For decades, Democrats and Republicans with sights on the
White House have trekked to the heart of the Cuban-American community in
Florida to declare their support for the U.S. trade embargo against the island.
No candidate has won the state otherwise. This staple of presidential politics
in the nation’s largest swing state is taking on heightened importance as the
2016 presidential field takes shape.
Democrat Hillary Clinton, who backed the trade ban in
her 2008 campaign, reversed her position earlier this year, calling for an end
to the sanctions. Her potential GOP opponents include Sens. Marco Rubio of
Florida and Ted Cruz of Texas, both sons of Cuban immigrants for whom
maintaining sanctions against the Castro regime is not just political, but
personal.
Former Florida Gov. Jeb Bush, once dubbed the state’s first
Cuban-American governor because of his kinship with the community and fluency
in Spanish, is expected to defend the embargo in a speech on Tuesday, marking a
contrast with Mrs. Clinton as he nears a decision on a 2016 campaign.
While Cuba policy is unlikely to be a major issue in the
presidential contest, it has the potential to resonate in Florida in a way not
seen since Ronald Reagan’s anti-communist fervor rallied Cuban-Americans in the
1980s.
Some allies of Mrs. Clinton are already expressing qualms
about how a presidential bid by Mr. Bush would make it harder to lock down the
state’s bounty of 29 electoral votes. Those who hoped Democratic gubernatorial
candidate Charlie Crist could offer Mrs. Clinton some political cover
among Cuban-Americans—he came out in favor of lifting the embargo in
February—were disappointed when he lost to Republican Gov. Rick Scott in the Nov.
4 election.
To embargo proponents such as Mr. Martinez, who fled Cuba as
a child and rose to become the first Cuban-American senator, lifting sanctions
would reward a repressive regime that denies basic human rights and civil
liberties. Critics of the trade ban say that after half a century, it’s time to
try a different approach. In a June appearance at the Council on Foreign
Relations, Ms. Clinton called the embargo “Castro’s best friend,” because, she
said, the regime uses it as a scapegoat for the island’s problems.

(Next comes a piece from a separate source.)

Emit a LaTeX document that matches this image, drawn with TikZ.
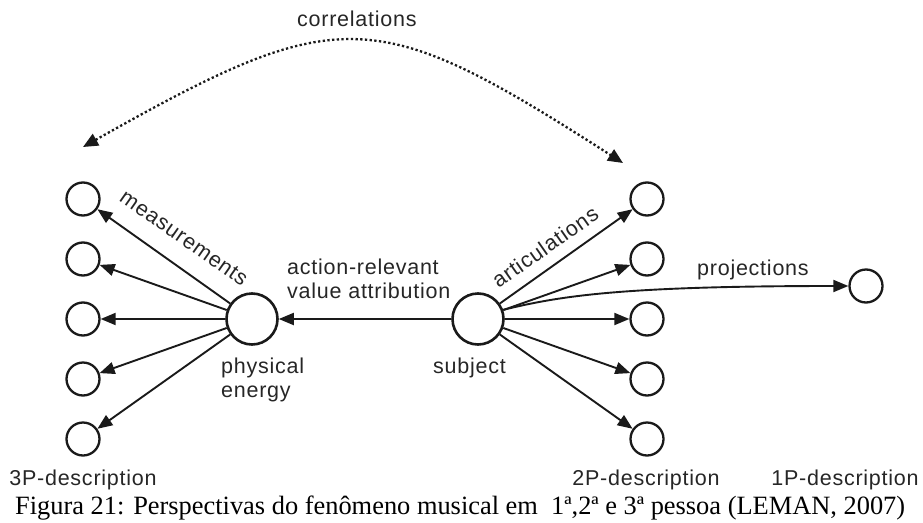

The state is home to three-quarters of the nation’s
estimated 2 million Cuban-Americans. A Pew Research Center analysis of 2013
survey data found that less than half of Cuban voters nationwide lean
Republican, down from 64% a decade ago. Over the same period, the share of
Cubans who favor the Democratic Party doubled from 22% to 44%. Exit polling in
2012 showed President Obama winning 49 percent of the Cuban vote, a high-water
mark for a Democrat.
No major Republican presidential candidate has yet to come
out in favor of lifting the embargo. One
possible wild card in the nascent GOP field on Cuba policy is Kentucky Sen. Rand
Paul, who shares many of the libertarian views espoused by his father, former
Texas Rep. Ron Paul. The elder Paul spoke out against the embargo during his
2008 and 2012 presidential campaigns. Sen. Paul’s office said he had not
recently taken a public position on the embargo, a policy void unlikely to last
if he were to visit Florida as a presidential candidate.